Accordingly, he refused to recall and interfere with the cognizance order. 10. Learned Counsel for Petitioner strenuously argues that since the Petitioner had half an hour time to comply with the order dt. 18.5.1994 therefore he did not disobey the direction of the Magistrate but he was not capable of complying with the same and therefore the alleged misconduct of the Petitioner can not be regarded as an offence u/s 188, I.P.C. It may be noted here that whether or not Petitioner had the intention to disobey the order, that being essentially a factual aspect, can only be determined at the time of trial inasmuch as there is prima facie evidence regarding disobeying the order of the Magistrate. While in seizing of the matter u/s 482, Code of Criminal Procedure, this Court should not make a pretrial enquiry to ascertain innocence or guilt of the Petitioner.

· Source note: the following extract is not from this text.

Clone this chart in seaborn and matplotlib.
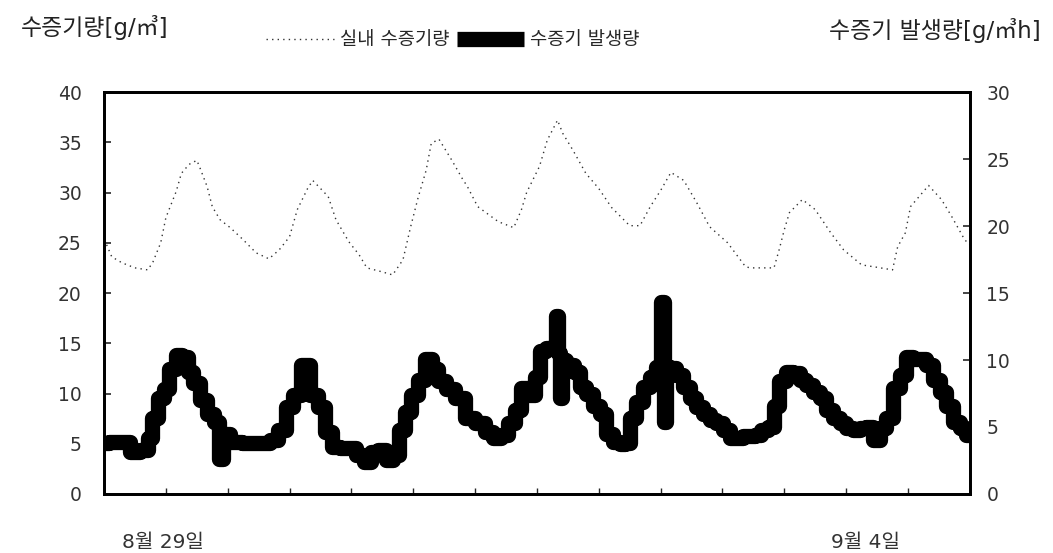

When continuation of the case against the Petitioner neither results in abuse of the process of Court nor in failure of ends of justice, the same should not be quashed by invoking inherent power u/s 482, Code of Criminal Procedure 11. Learned Counsel for Petitioner further argues that in view of the order dt. 17.10.1996 in Crl. Misc. Case N 0.1220/94 and the subsequent compromise between the parties, all the disputes between both the parties having been settled No. useful purpose will be served by continuing the criminal case against him. This argument is though attractive but the same is neither legal nor acceptable. Simple reason for the same is that cognizance of the offence u/s 188; I.P.C. has been taken for willful disobedience of the Court's order. Therefore, any compromise between the informant and the accused relating to the vehicle is No. way relevant. After committing offence u/s 188, I.P.C., compromise between the private parties can not be regarded as the end of the matter. 12. No. other contention is advanced from the side of the petition. 13. In view of the aforesaid discussion and findings this Court does not find any reason to interfere with the impugned order and accordingly the application u/s 482, Code of Criminal Procedure is rejected. Learned S.D.J.M. shall proceed with the case and dispose of the same in accordance with law and without being influenced by anything discussed or stated in this order.